#### DIRECTIONS FOR THIS TASK
Give back the full listing verbatim, apart from its images.

==========

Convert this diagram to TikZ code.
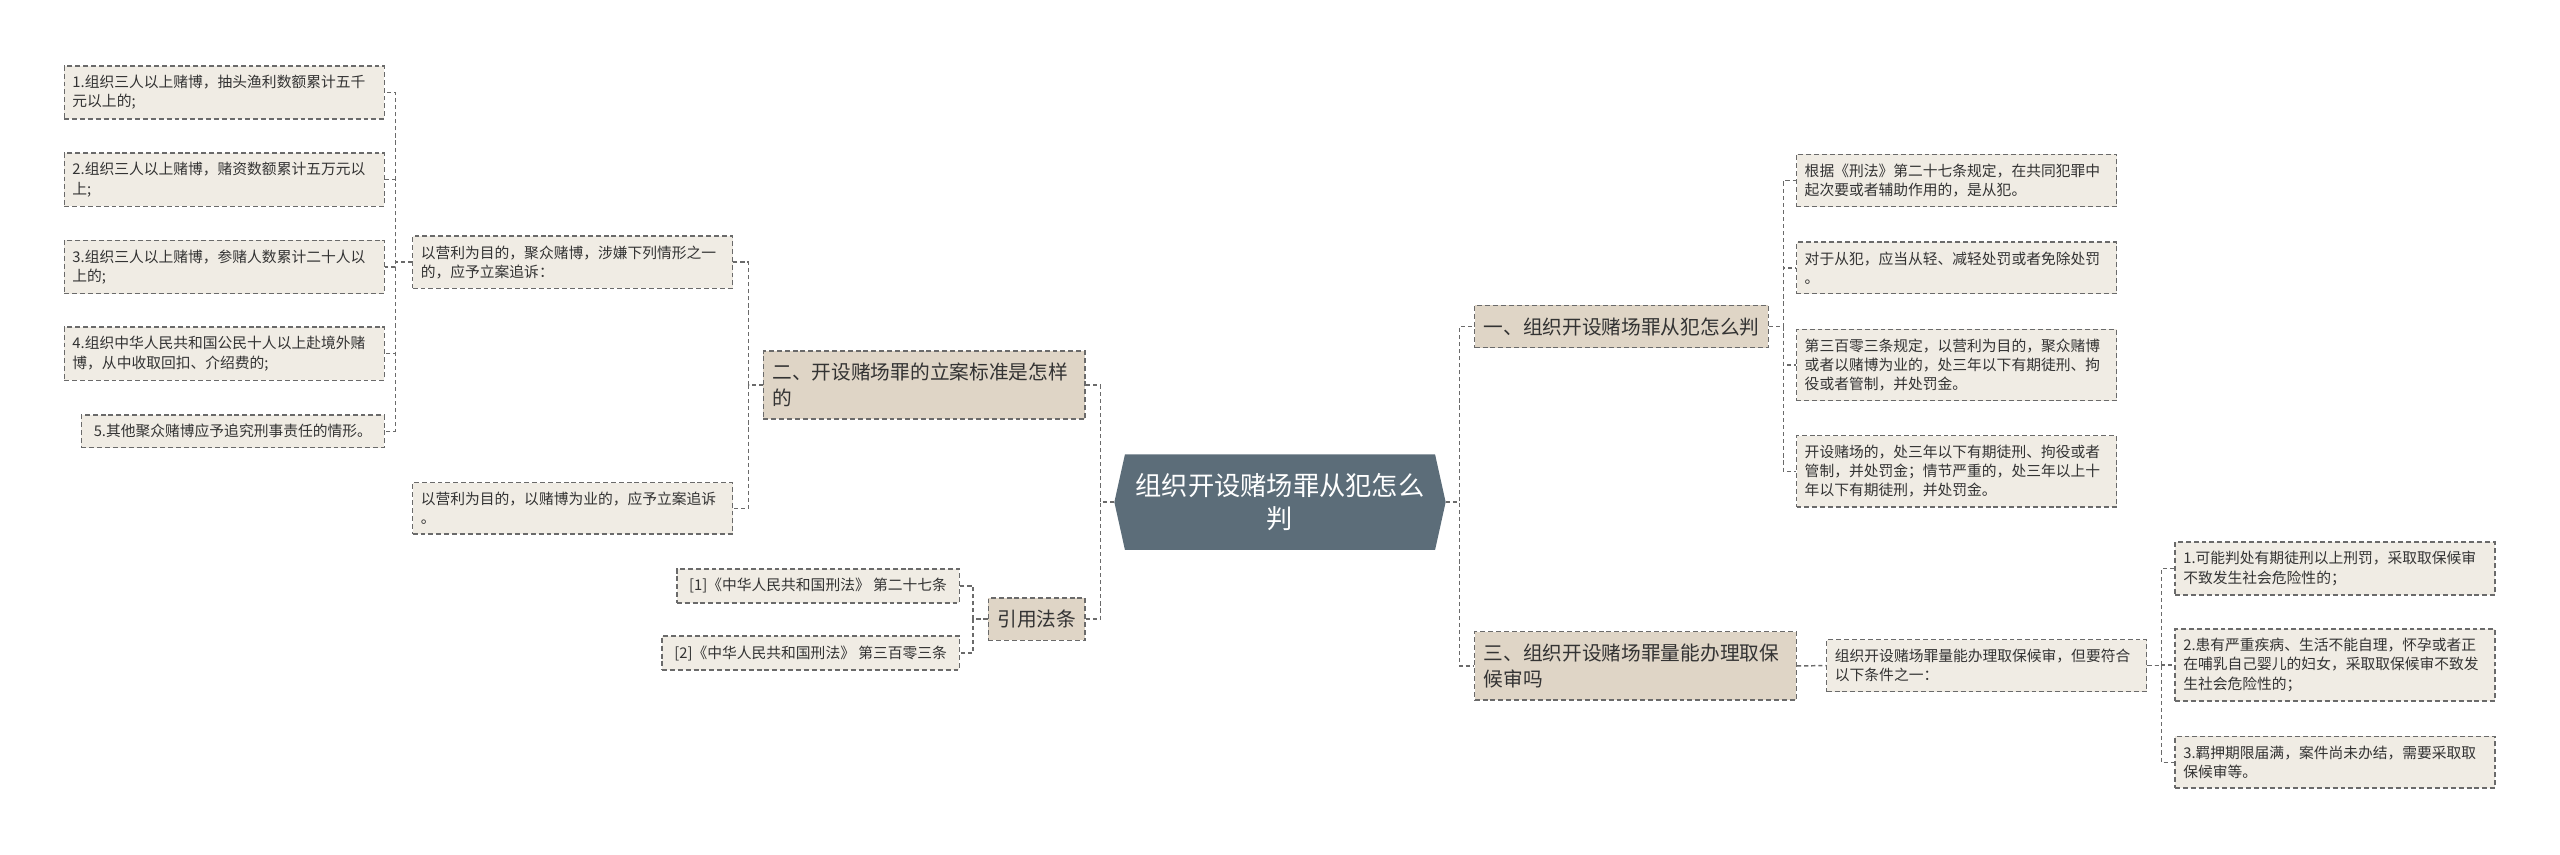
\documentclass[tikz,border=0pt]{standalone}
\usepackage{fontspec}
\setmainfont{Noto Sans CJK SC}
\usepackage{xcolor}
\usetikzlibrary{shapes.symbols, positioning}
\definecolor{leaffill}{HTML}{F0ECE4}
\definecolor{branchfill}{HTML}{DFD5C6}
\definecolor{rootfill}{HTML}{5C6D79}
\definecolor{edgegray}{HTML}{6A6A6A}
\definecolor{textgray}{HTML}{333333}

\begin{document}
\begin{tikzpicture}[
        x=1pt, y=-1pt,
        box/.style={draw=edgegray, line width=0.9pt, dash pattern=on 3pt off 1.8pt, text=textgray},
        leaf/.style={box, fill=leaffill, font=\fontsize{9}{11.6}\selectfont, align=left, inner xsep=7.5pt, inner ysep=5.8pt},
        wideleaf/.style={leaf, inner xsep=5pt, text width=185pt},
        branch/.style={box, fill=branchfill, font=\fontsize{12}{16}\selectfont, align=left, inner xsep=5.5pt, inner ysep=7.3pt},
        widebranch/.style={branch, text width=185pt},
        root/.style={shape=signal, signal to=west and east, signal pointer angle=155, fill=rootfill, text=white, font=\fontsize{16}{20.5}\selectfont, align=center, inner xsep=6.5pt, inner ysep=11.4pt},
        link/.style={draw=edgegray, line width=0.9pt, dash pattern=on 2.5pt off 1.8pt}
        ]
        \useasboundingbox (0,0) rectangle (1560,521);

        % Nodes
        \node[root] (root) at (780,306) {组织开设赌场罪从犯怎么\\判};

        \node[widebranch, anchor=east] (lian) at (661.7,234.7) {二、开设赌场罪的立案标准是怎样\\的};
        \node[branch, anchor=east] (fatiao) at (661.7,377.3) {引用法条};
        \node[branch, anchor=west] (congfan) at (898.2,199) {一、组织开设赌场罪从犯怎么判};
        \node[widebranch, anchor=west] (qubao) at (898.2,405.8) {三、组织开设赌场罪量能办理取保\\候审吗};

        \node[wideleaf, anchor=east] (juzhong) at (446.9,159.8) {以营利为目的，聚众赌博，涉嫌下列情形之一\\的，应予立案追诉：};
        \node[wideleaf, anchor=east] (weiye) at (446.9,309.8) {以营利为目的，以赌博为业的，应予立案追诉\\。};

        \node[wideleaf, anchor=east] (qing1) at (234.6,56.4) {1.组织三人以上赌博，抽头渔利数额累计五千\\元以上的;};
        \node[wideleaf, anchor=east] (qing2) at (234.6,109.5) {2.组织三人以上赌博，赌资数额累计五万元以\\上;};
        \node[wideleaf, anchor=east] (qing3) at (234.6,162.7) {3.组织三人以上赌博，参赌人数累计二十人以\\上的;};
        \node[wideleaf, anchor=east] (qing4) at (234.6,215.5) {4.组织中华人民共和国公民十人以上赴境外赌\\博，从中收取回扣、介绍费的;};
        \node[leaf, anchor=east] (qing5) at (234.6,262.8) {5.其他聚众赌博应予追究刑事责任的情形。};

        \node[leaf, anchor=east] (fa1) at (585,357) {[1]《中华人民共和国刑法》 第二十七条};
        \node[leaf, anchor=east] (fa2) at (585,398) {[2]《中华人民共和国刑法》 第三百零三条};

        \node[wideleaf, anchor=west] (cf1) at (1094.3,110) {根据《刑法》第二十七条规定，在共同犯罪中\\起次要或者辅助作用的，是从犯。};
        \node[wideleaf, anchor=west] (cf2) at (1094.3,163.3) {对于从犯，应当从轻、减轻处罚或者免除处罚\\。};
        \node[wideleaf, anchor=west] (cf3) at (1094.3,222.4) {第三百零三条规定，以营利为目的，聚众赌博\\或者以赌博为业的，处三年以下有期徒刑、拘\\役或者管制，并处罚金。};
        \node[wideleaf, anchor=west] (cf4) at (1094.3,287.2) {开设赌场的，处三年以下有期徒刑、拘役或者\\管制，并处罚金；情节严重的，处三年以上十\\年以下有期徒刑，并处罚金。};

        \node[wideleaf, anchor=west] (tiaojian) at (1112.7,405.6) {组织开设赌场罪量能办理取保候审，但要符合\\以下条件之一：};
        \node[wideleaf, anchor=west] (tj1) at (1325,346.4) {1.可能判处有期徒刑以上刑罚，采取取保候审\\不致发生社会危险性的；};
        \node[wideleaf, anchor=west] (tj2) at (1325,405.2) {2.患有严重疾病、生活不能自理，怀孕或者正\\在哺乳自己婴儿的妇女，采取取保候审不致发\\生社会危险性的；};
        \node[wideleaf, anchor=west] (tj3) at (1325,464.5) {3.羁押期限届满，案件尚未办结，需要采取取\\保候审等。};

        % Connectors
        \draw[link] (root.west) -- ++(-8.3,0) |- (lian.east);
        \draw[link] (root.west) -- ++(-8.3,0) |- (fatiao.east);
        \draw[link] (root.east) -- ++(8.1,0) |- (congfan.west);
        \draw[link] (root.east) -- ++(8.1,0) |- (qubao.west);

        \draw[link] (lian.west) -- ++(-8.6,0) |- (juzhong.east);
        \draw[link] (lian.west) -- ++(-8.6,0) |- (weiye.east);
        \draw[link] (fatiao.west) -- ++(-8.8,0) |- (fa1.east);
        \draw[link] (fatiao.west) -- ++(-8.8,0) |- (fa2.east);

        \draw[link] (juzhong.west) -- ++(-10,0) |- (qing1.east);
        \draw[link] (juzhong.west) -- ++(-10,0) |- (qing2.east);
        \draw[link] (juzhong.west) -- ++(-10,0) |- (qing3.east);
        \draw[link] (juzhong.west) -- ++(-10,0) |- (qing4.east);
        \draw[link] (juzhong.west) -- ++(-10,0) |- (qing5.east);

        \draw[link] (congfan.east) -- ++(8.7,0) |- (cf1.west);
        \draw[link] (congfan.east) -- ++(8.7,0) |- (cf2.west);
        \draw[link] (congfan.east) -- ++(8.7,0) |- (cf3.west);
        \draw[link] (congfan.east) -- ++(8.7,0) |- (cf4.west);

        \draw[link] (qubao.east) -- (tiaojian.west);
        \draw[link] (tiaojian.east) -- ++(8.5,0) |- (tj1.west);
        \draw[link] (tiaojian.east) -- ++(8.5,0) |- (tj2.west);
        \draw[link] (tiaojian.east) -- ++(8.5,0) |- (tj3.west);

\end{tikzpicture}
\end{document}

==========

#### REPLY TO THE TASK
Convert this diagram to TikZ code.
\documentclass[tikz,border=0pt]{standalone}
\usepackage{fontspec}
\setmainfont{Noto Sans CJK SC}
\usepackage{xcolor}
\usetikzlibrary{shapes.symbols, positioning}
\definecolor{leaffill}{HTML}{F0ECE4}
\definecolor{branchfill}{HTML}{DFD5C6}
\definecolor{rootfill}{HTML}{5C6D79}
\definecolor{edgegray}{HTML}{6A6A6A}
\definecolor{textgray}{HTML}{333333}

\begin{document}
\begin{tikzpicture}[
        x=1pt, y=-1pt,
        box/.style={draw=edgegray, line width=0.9pt, dash pattern=on 3pt off 1.8pt, text=textgray},
        leaf/.style={box, fill=leaffill, font=\fontsize{9}{11.6}\selectfont, align=left, inner xsep=7.5pt, inner ysep=5.8pt},
        wideleaf/.style={leaf, inner xsep=5pt, text width=185pt},
        branch/.style={box, fill=branchfill, font=\fontsize{12}{16}\selectfont, align=left, inner xsep=5.5pt, inner ysep=7.3pt},
        widebranch/.style={branch, text width=185pt},
        root/.style={shape=signal, signal to=west and east, signal pointer angle=155, fill=rootfill, text=white, font=\fontsize{16}{20.5}\selectfont, align=center, inner xsep=6.5pt, inner ysep=11.4pt},
        link/.style={draw=edgegray, line width=0.9pt, dash pattern=on 2.5pt off 1.8pt}
        ]
        \useasboundingbox (0,0) rectangle (1560,521);

        % Nodes
        \node[root] (root) at (780,306) {组织开设赌场罪从犯怎么\\判};

        \node[widebranch, anchor=east] (lian) at (661.7,234.7) {二、开设赌场罪的立案标准是怎样\\的};
        \node[branch, anchor=east] (fatiao) at (661.7,377.3) {引用法条};
        \node[branch, anchor=west] (congfan) at (898.2,199) {一、组织开设赌场罪从犯怎么判};
        \node[widebranch, anchor=west] (qubao) at (898.2,405.8) {三、组织开设赌场罪量能办理取保\\候审吗};

        \node[wideleaf, anchor=east] (juzhong) at (446.9,159.8) {以营利为目的，聚众赌博，涉嫌下列情形之一\\的，应予立案追诉：};
        \node[wideleaf, anchor=east] (weiye) at (446.9,309.8) {以营利为目的，以赌博为业的，应予立案追诉\\。};

        \node[wideleaf, anchor=east] (qing1) at (234.6,56.4) {1.组织三人以上赌博，抽头渔利数额累计五千\\元以上的;};
        \node[wideleaf, anchor=east] (qing2) at (234.6,109.5) {2.组织三人以上赌博，赌资数额累计五万元以\\上;};
        \node[wideleaf, anchor=east] (qing3) at (234.6,162.7) {3.组织三人以上赌博，参赌人数累计二十人以\\上的;};
        \node[wideleaf, anchor=east] (qing4) at (234.6,215.5) {4.组织中华人民共和国公民十人以上赴境外赌\\博，从中收取回扣、介绍费的;};
        \node[leaf, anchor=east] (qing5) at (234.6,262.8) {5.其他聚众赌博应予追究刑事责任的情形。};

        \node[leaf, anchor=east] (fa1) at (585,357) {[1]《中华人民共和国刑法》 第二十七条};
        \node[leaf, anchor=east] (fa2) at (585,398) {[2]《中华人民共和国刑法》 第三百零三条};

        \node[wideleaf, anchor=west] (cf1) at (1094.3,110) {根据《刑法》第二十七条规定，在共同犯罪中\\起次要或者辅助作用的，是从犯。};
        \node[wideleaf, anchor=west] (cf2) at (1094.3,163.3) {对于从犯，应当从轻、减轻处罚或者免除处罚\\。};
        \node[wideleaf, anchor=west] (cf3) at (1094.3,222.4) {第三百零三条规定，以营利为目的，聚众赌博\\或者以赌博为业的，处三年以下有期徒刑、拘\\役或者管制，并处罚金。};
        \node[wideleaf, anchor=west] (cf4) at (1094.3,287.2) {开设赌场的，处三年以下有期徒刑、拘役或者\\管制，并处罚金；情节严重的，处三年以上十\\年以下有期徒刑，并处罚金。};

        \node[wideleaf, anchor=west] (tiaojian) at (1112.7,405.6) {组织开设赌场罪量能办理取保候审，但要符合\\以下条件之一：};
        \node[wideleaf, anchor=west] (tj1) at (1325,346.4) {1.可能判处有期徒刑以上刑罚，采取取保候审\\不致发生社会危险性的；};
        \node[wideleaf, anchor=west] (tj2) at (1325,405.2) {2.患有严重疾病、生活不能自理，怀孕或者正\\在哺乳自己婴儿的妇女，采取取保候审不致发\\生社会危险性的；};
        \node[wideleaf, anchor=west] (tj3) at (1325,464.5) {3.羁押期限届满，案件尚未办结，需要采取取\\保候审等。};

        % Connectors
        \draw[link] (root.west) -- ++(-8.3,0) |- (lian.east);
        \draw[link] (root.west) -- ++(-8.3,0) |- (fatiao.east);
        \draw[link] (root.east) -- ++(8.1,0) |- (congfan.west);
        \draw[link] (root.east) -- ++(8.1,0) |- (qubao.west);

        \draw[link] (lian.west) -- ++(-8.6,0) |- (juzhong.east);
        \draw[link] (lian.west) -- ++(-8.6,0) |- (weiye.east);
        \draw[link] (fatiao.west) -- ++(-8.8,0) |- (fa1.east);
        \draw[link] (fatiao.west) -- ++(-8.8,0) |- (fa2.east);

        \draw[link] (juzhong.west) -- ++(-10,0) |- (qing1.east);
        \draw[link] (juzhong.west) -- ++(-10,0) |- (qing2.east);
        \draw[link] (juzhong.west) -- ++(-10,0) |- (qing3.east);
        \draw[link] (juzhong.west) -- ++(-10,0) |- (qing4.east);
        \draw[link] (juzhong.west) -- ++(-10,0) |- (qing5.east);

        \draw[link] (congfan.east) -- ++(8.7,0) |- (cf1.west);
        \draw[link] (congfan.east) -- ++(8.7,0) |- (cf2.west);
        \draw[link] (congfan.east) -- ++(8.7,0) |- (cf3.west);
        \draw[link] (congfan.east) -- ++(8.7,0) |- (cf4.west);

        \draw[link] (qubao.east) -- (tiaojian.west);
        \draw[link] (tiaojian.east) -- ++(8.5,0) |- (tj1.west);
        \draw[link] (tiaojian.east) -- ++(8.5,0) |- (tj2.west);
        \draw[link] (tiaojian.east) -- ++(8.5,0) |- (tj3.west);

\end{tikzpicture}
\end{document}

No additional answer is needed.